Questa linea, nell'ambito della pubblica amministrazione, si scontra ancora con i limiti oggettivi imposti dall'organizzazione del lavoro, mentre nel settore privato tutto ciò si è già risolto in una accentuazione del processo di deindustrializzazione iniziato più di trenta anni fa. È evidente che una società divisa fra precari, pensionati e clandestini non ha molte risorse per competere, ma in compenso può essere tenuta in una condizione permanente di conflitto generazionale ed etnico. Questi sono i lineamenti inconfondibili di un processo di colonizzazione, la cui profondità e gravità sfugge a causa della cortina di propaganda che l'avvolge. La propaganda ufficiale è riuscita infatti ad annullare qualsiasi traccia di pensiero concreto.
In una visione astratta del capitalismo può apparire priva di senso una ristrutturazione del lavoro che risulti così onerosa per l'apparato previdenziale. Occorre uscire perciò dalle analisi strettamente economicistiche per integrare il concetto di capitalismo con quello di colonialismo.
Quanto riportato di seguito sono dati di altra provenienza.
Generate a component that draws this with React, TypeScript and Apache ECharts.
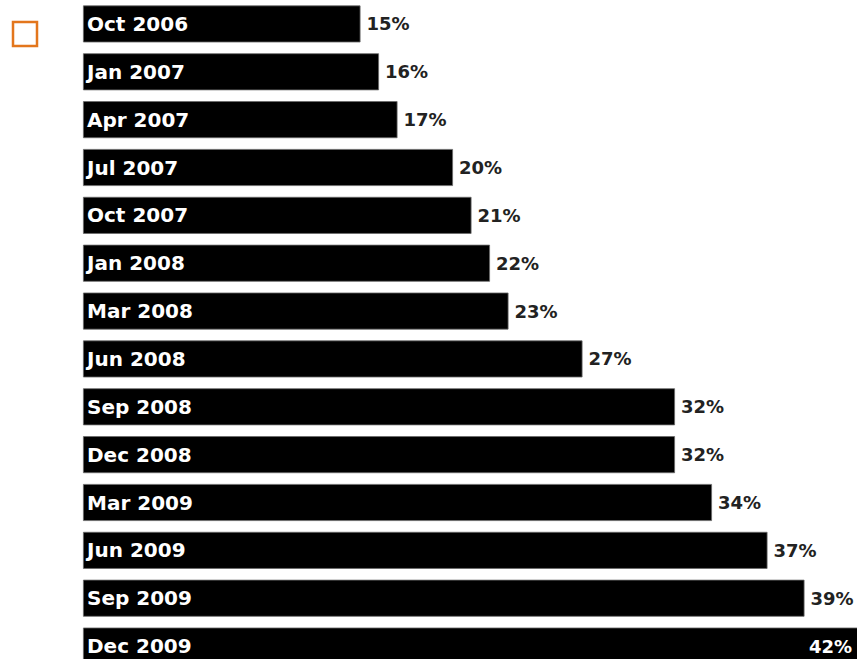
import React, { useEffect, useRef } from "react";
import * as echarts from "echarts";

const categories = [
  "Oct 2006", "Jan 2007", "Apr 2007", "Jul 2007", "Oct 2007", "Jan 2008", "Mar 2008",
  "Jun 2008", "Sep 2008", "Dec 2008", "Mar 2009", "Jun 2009", "Sep 2009", "Dec 2009",
];
const values = [15, 16, 17, 20, 21, 22, 23, 27, 32, 32, 34, 37, 39, 42];
const xMax = 42;

export default function App() {
  const ref = useRef<HTMLDivElement>(null);
  useEffect(() => {
    const chart = echarts.init(ref.current!, undefined, { renderer: "svg" });
    const lastIdx = values.length - 1;
    chart.setOption({
      animation: false,
      backgroundColor: "#ffffff",
      grid: { left: 83, top: 0, width: 777, height: 670, containLabel: false },
      xAxis: {
        type: "value",
        min: 0,
        max: xMax,
        show: false,
      },
      yAxis: {
        type: "category",
        data: categories,
        inverse: true,
        z: 10,
        axisLine: { show: false },
        axisTick: { show: false },
        splitLine: { show: false },
        axisLabel: {
          inside: true,
          margin: 4,
          color: "#ffffff",
          fontFamily: "DejaVu Sans",
          fontWeight: "bold",
          fontSize: 20,
        },
      },
      graphic: [
        {
          type: "rect",
          shape: { x: 13, y: 22, width: 24, height: 24 },
          style: { fill: "none", stroke: "#E3761C", lineWidth: 2.5 },
        },
      ],
      series: [
        {
          type: "bar",
          barWidth: 37,
          itemStyle: { color: "#000000", borderColor: "#6a6a6a", borderWidth: 0.8 },
          label: {
            show: true,
            position: "right",
            distance: 6,
            formatter: "{c}%",
            color: "#222222",
            fontFamily: "DejaVu Sans",
            fontWeight: "bold",
            fontSize: 18,
          },
          data: values.map((v, i) =>
            i === lastIdx
              ? { value: v, label: { position: "insideRight", distance: 8, color: "#ffffff" } }
              : v
          ),
        },
      ],
    });
    return () => chart.dispose();
  }, []);
  return (
    <div
      style={{
        position: "absolute",
        left: 0,
        top: 0,
        width: 857,
        height: 659,
        overflow: "hidden",
        background: "#fff",
      }}
    >
      <div ref={ref} style={{ width: 870, height: 680 }} />
    </div>
  );
}
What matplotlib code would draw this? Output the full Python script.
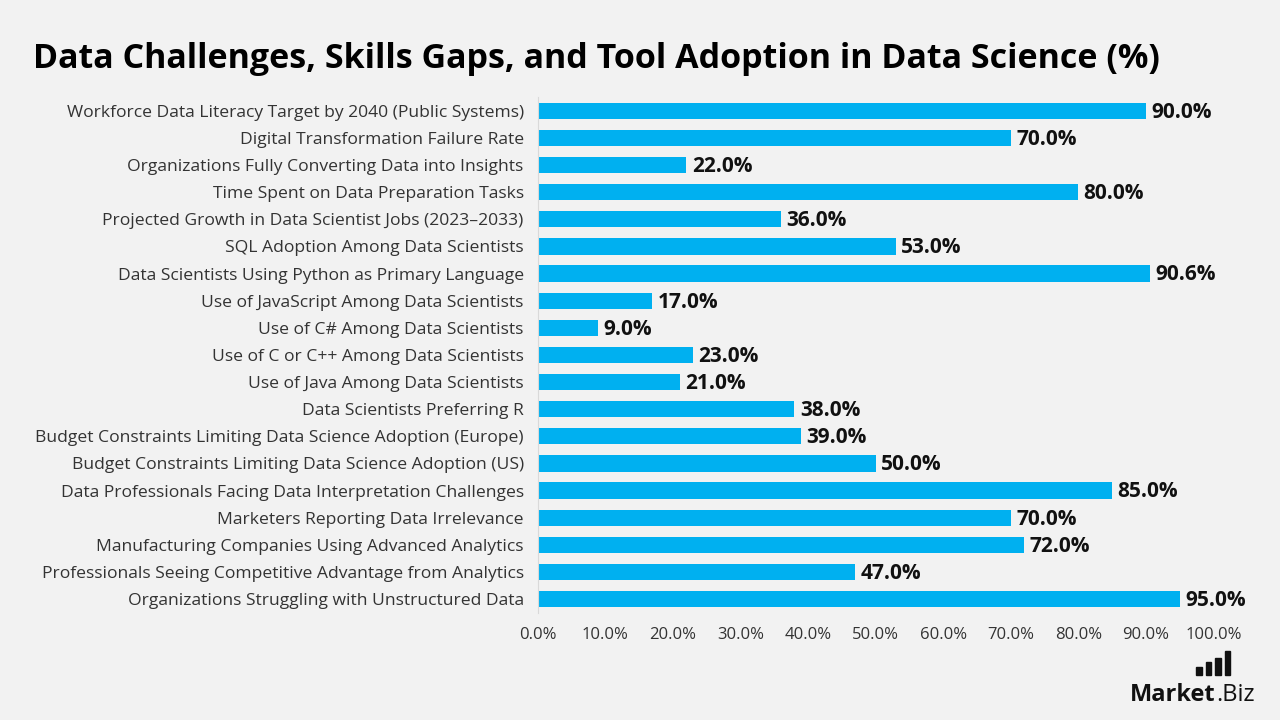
import matplotlib.pyplot as plt
from matplotlib.patches import Rectangle

categories = [
    "Workforce Data Literacy Target by 2040 (Public Systems)",
    "Digital Transformation Failure Rate",
    "Organizations Fully Converting Data into Insights",
    "Time Spent on Data Preparation Tasks",
    "Projected Growth in Data Scientist Jobs (2023\u20132033)",
    "SQL Adoption Among Data Scientists",
    "Data Scientists Using Python as Primary Language",
    "Use of JavaScript Among Data Scientists",
    "Use of C# Among Data Scientists",
    "Use of C or C++ Among Data Scientists",
    "Use of Java Among Data Scientists",
    "Data Scientists Preferring R",
    "Budget Constraints Limiting Data Science Adoption (Europe)",
    "Budget Constraints Limiting Data Science Adoption (US)",
    "Data Professionals Facing Data Interpretation Challenges",
    "Marketers Reporting Data Irrelevance",
    "Manufacturing Companies Using Advanced Analytics",
    "Professionals Seeing Competitive Advantage from Analytics",
    "Organizations Struggling with Unstructured Data",
]
values = [90.0, 70.0, 22.0, 80.0, 36.0, 53.0, 90.6, 17.0, 9.0, 23.0,
          21.0, 38.0, 39.0, 50.0, 85.0, 70.0, 72.0, 47.0, 95.0]
xticks = [0, 10, 20, 30, 40, 50, 60, 70, 80, 90, 100]

bg = "#f2f2f2"
bar_color = "#00b0f0"
plt.rcParams["font.family"] = ["Open Sans", "DejaVu Sans"]

fig = plt.figure(figsize=(12.8, 7.2), dpi=100, facecolor=bg)
ax = fig.add_axes([0.420, 0.149, 0.528, 0.716], facecolor=bg)

y = list(range(len(categories)))
ax.barh(y, values, height=0.6, color=bar_color, zorder=2)
for yi, v in zip(y, values):
    ax.text(v + 0.8, yi + 0.05, f"{v:.1f}%", va="center", ha="left",
            fontsize=15, fontweight="bold", color="#111111")

ax.set_ylim(len(categories) - 0.5, -0.5)
ax.set_xlim(0, 100)
ax.set_yticks(y)
ax.set_yticklabels(categories, fontsize=12.6, color="#333333")
ax.set_xticks(xticks)
ax.set_xticklabels([f"{t:.1f}%" for t in xticks], fontsize=12, color="#333333")
ax.tick_params(axis="both", length=0)
ax.tick_params(axis="y", pad=10)
ax.tick_params(axis="x", pad=10)
for s in ["top", "right", "bottom"]:
    ax.spines[s].set_visible(False)
ax.spines["left"].set_color("#d9d9d9")
ax.spines["left"].set_linewidth(0.8)

fig.text(0.026, 0.918, "Data Challenges, Skills Gaps, and Tool Adoption in Data Science (%)",
         fontsize=24.5, fontweight="bold", color="#000000", va="center", ha="left")

# logo
mk = fig.text(0.883, 0.026, "Market", fontsize=17, fontweight="bold", color="#111111",
              ha="left", va="baseline")
fig.add_artist(plt.Annotation(".Biz", xy=(1, 0), xycoords=mk, va="bottom", ha="left",
                              fontsize=17, color="#111111"))
for i, h in enumerate([0.012, 0.018, 0.024, 0.034]):
    fig.add_artist(Rectangle((0.9345 + i * 0.0075, 0.062), 0.0042, h,
                             transform=fig.transFigure, color="#111111"))

fig.savefig("out.png", dpi=100, facecolor=bg)
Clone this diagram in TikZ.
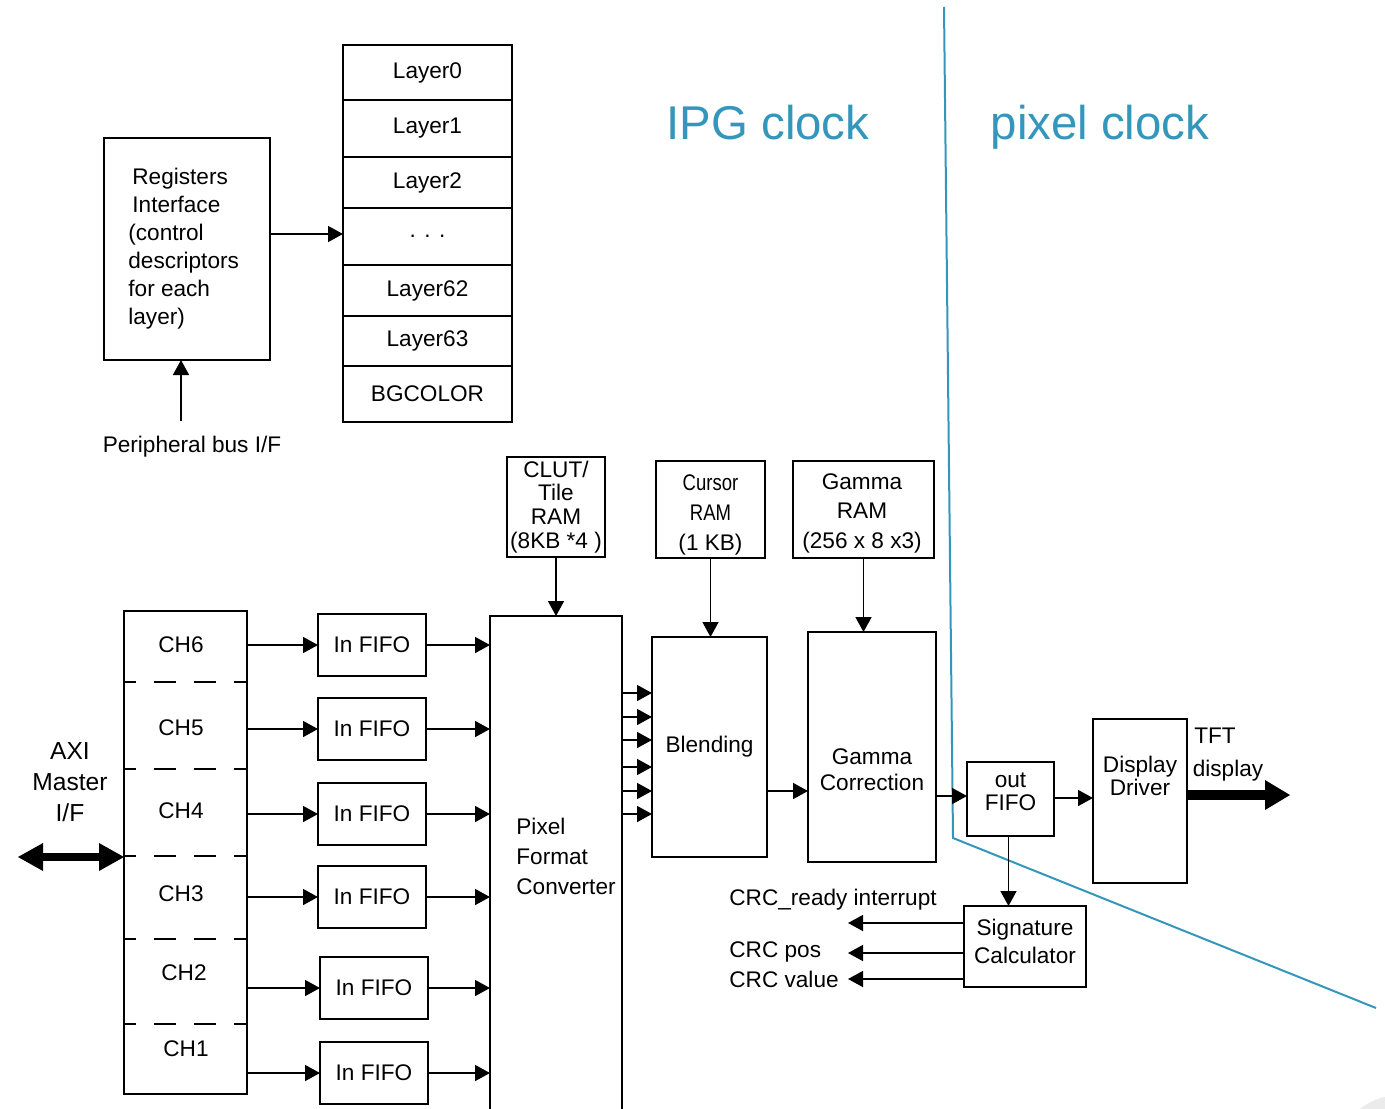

In una logica colonialistica è perfettamente logico che i costi del processo di colonizzazione vengano scaricati sullo stesso Paese colonizzato.
Il dissesto delle previdenza sociale non è quindi un evento paventato, ma al contrario pianificato, è un costo necessario fatto pagare all'Italia, per neutralizzare la stessa Italia come concorrente e renderla una colonia commerciale degli Stati Uniti.